Task input
[BEGIN]
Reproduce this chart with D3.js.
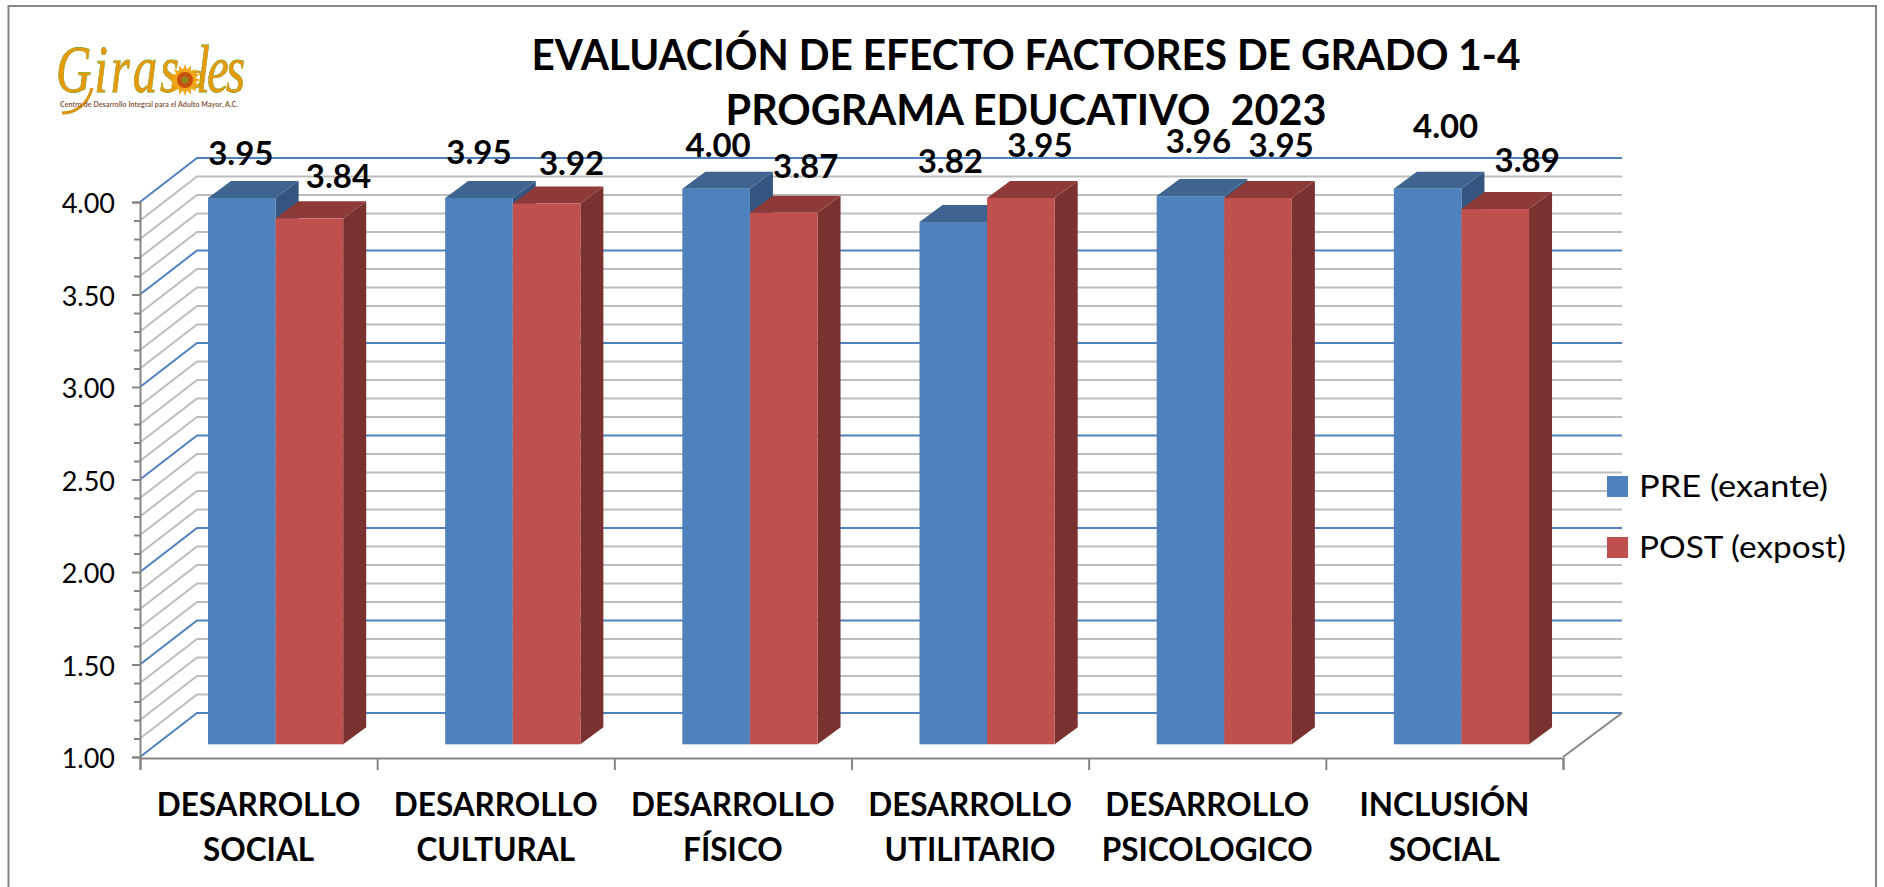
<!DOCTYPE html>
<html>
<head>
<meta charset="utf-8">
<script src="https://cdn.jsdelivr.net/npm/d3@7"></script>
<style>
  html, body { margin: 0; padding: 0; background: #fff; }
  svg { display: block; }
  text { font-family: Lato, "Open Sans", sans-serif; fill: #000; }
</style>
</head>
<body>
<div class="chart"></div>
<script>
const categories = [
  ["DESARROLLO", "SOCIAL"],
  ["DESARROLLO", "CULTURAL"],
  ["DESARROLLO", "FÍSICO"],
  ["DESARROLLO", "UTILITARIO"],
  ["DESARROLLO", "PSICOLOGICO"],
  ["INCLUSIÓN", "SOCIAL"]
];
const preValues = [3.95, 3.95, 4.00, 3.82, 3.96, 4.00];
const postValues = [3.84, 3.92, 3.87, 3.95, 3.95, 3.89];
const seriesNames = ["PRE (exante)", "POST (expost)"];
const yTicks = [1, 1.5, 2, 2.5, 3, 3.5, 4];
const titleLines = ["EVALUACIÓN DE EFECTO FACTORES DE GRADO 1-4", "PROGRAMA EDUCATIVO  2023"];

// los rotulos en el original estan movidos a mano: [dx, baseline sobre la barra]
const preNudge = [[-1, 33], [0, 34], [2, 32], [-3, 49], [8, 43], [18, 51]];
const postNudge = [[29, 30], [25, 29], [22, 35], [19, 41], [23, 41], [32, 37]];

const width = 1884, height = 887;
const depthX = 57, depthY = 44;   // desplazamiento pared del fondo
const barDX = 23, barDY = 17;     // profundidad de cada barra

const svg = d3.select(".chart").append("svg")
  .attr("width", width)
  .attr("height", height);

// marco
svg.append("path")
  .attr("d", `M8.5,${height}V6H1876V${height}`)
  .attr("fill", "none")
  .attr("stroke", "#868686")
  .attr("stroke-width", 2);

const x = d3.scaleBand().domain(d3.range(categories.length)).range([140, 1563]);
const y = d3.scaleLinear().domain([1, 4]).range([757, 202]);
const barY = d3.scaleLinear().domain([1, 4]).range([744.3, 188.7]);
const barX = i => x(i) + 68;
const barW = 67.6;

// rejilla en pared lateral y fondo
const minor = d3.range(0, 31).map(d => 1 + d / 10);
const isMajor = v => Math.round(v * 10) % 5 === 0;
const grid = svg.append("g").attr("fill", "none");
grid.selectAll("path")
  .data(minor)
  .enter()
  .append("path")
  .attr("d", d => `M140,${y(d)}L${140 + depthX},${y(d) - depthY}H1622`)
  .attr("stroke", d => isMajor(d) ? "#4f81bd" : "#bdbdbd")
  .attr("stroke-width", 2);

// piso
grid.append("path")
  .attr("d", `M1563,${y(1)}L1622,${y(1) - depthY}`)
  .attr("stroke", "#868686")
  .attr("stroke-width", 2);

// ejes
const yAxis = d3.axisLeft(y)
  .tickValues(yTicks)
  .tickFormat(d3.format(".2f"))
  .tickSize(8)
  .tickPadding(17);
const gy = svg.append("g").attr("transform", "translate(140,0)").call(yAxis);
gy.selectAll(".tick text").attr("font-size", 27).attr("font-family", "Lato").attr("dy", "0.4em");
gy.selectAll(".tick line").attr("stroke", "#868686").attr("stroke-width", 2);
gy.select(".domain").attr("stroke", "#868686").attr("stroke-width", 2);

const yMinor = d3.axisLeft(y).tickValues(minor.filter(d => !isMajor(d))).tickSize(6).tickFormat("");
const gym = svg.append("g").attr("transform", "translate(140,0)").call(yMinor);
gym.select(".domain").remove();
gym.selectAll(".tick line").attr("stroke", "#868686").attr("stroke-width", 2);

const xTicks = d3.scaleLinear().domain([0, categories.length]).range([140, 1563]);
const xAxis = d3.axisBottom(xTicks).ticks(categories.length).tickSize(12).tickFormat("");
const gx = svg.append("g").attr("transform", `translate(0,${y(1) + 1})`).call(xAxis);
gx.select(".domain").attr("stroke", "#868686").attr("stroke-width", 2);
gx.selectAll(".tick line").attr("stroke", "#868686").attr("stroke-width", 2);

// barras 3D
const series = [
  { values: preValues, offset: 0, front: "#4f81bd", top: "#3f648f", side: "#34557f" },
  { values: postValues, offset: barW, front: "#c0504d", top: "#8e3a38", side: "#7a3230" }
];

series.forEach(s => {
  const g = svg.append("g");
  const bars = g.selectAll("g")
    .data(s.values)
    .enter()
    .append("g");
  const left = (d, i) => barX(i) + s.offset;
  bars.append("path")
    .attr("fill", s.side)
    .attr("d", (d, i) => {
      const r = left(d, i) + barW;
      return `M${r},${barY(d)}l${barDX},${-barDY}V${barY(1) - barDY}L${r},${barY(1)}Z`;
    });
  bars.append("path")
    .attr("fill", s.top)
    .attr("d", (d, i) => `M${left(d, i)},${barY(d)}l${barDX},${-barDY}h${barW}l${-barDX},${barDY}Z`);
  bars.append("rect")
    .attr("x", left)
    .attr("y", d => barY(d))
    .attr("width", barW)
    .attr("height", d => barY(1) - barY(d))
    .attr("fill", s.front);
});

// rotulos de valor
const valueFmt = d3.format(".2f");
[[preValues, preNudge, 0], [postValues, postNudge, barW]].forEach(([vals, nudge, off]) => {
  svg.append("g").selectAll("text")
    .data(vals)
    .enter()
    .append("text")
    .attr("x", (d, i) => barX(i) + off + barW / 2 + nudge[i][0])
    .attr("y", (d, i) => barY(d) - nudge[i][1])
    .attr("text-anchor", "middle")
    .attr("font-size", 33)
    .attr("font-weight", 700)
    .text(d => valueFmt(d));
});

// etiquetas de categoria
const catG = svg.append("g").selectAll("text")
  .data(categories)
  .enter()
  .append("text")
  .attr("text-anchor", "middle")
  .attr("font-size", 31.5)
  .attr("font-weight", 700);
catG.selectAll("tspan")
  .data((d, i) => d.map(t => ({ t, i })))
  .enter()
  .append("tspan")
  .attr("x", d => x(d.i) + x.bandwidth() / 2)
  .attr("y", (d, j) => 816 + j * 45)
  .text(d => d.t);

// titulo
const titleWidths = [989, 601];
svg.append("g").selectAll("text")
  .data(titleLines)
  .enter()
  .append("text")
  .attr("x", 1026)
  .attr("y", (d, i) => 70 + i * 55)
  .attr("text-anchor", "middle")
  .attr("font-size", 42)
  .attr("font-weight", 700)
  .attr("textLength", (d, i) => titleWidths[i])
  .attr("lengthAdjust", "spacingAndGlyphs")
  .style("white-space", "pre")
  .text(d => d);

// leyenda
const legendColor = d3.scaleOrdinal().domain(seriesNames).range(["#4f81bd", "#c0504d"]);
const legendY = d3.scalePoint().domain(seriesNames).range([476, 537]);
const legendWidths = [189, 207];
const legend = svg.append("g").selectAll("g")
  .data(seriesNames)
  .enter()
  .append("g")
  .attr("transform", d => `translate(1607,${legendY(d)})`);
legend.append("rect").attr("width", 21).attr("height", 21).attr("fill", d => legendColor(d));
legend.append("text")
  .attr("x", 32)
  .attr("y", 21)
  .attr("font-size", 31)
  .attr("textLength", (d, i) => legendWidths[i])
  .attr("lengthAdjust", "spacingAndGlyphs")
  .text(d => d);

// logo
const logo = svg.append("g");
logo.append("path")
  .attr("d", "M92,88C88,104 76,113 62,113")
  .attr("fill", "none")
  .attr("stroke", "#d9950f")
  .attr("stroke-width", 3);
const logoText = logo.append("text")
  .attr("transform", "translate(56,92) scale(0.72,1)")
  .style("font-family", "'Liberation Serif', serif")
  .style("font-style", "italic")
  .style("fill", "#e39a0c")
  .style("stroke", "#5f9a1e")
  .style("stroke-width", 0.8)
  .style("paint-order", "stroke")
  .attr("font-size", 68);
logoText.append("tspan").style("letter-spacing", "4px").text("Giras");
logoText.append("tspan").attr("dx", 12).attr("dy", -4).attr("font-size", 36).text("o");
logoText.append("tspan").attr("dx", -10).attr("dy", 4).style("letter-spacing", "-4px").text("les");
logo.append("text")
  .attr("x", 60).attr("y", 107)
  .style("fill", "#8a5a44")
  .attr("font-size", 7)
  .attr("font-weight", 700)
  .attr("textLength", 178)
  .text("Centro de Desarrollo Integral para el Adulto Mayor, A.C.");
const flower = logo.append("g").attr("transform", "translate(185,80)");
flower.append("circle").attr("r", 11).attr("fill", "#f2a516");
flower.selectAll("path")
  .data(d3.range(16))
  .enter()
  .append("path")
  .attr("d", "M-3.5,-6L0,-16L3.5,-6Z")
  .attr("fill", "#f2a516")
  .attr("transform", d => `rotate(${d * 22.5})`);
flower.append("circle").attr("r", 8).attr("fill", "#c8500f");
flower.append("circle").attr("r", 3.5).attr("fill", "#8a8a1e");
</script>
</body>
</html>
[END]
[BEGIN]
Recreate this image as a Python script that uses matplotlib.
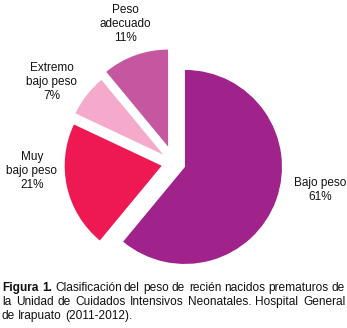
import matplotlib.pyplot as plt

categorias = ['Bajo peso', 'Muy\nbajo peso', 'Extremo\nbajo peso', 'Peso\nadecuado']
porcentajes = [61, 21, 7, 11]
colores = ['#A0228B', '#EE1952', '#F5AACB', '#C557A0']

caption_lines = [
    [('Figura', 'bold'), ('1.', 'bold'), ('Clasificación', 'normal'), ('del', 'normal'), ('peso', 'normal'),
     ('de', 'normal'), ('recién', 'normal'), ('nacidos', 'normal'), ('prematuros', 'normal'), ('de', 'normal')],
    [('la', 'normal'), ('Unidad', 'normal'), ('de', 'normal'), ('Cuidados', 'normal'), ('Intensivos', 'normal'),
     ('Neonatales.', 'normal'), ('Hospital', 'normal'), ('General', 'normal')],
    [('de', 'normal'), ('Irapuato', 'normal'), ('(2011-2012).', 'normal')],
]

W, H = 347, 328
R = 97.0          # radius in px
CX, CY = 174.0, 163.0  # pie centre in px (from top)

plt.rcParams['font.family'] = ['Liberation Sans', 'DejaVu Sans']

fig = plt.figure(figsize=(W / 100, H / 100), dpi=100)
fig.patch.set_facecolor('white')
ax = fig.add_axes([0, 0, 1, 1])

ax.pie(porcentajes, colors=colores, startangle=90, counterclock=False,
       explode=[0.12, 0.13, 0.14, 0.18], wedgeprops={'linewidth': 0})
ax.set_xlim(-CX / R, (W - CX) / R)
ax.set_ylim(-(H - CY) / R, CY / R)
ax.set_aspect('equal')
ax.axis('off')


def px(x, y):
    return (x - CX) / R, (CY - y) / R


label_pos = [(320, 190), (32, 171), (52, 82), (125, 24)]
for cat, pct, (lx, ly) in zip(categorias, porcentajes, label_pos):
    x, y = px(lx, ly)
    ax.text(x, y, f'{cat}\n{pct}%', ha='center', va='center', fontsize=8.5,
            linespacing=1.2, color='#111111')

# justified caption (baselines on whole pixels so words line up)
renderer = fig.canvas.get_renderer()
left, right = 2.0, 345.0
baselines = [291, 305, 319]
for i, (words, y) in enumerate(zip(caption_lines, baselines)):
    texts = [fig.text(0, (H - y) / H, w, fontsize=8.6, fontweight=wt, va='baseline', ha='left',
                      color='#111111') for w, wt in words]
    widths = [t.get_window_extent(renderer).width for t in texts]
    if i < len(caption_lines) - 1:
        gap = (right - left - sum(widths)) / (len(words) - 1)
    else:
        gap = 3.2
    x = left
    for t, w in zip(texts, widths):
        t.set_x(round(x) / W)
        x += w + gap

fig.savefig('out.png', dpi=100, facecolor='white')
[END]
What you are asked to do
Begin at the line that has "Reproduce this chart with D3.js.", stop after the line that has "41], [32, 37]];", and reproduce every line between them exactly and nothing else. Pictures stay out of the copy.

Worked answer
Reproduce this chart with D3.js.
<!DOCTYPE html>
<html>
<head>
<meta charset="utf-8">
<script src="https://cdn.jsdelivr.net/npm/d3@7"></script>
<style>
  html, body { margin: 0; padding: 0; background: #fff; }
  svg { display: block; }
  text { font-family: Lato, "Open Sans", sans-serif; fill: #000; }
</style>
</head>
<body>
<div class="chart"></div>
<script>
const categories = [
  ["DESARROLLO", "SOCIAL"],
  ["DESARROLLO", "CULTURAL"],
  ["DESARROLLO", "FÍSICO"],
  ["DESARROLLO", "UTILITARIO"],
  ["DESARROLLO", "PSICOLOGICO"],
  ["INCLUSIÓN", "SOCIAL"]
];
const preValues = [3.95, 3.95, 4.00, 3.82, 3.96, 4.00];
const postValues = [3.84, 3.92, 3.87, 3.95, 3.95, 3.89];
const seriesNames = ["PRE (exante)", "POST (expost)"];
const yTicks = [1, 1.5, 2, 2.5, 3, 3.5, 4];
const titleLines = ["EVALUACIÓN DE EFECTO FACTORES DE GRADO 1-4", "PROGRAMA EDUCATIVO  2023"];

// los rotulos en el original estan movidos a mano: [dx, baseline sobre la barra]
const preNudge = [[-1, 33], [0, 34], [2, 32], [-3, 49], [8, 43], [18, 51]];
const postNudge = [[29, 30], [25, 29], [22, 35], [19, 41], [23, 41], [32, 37]];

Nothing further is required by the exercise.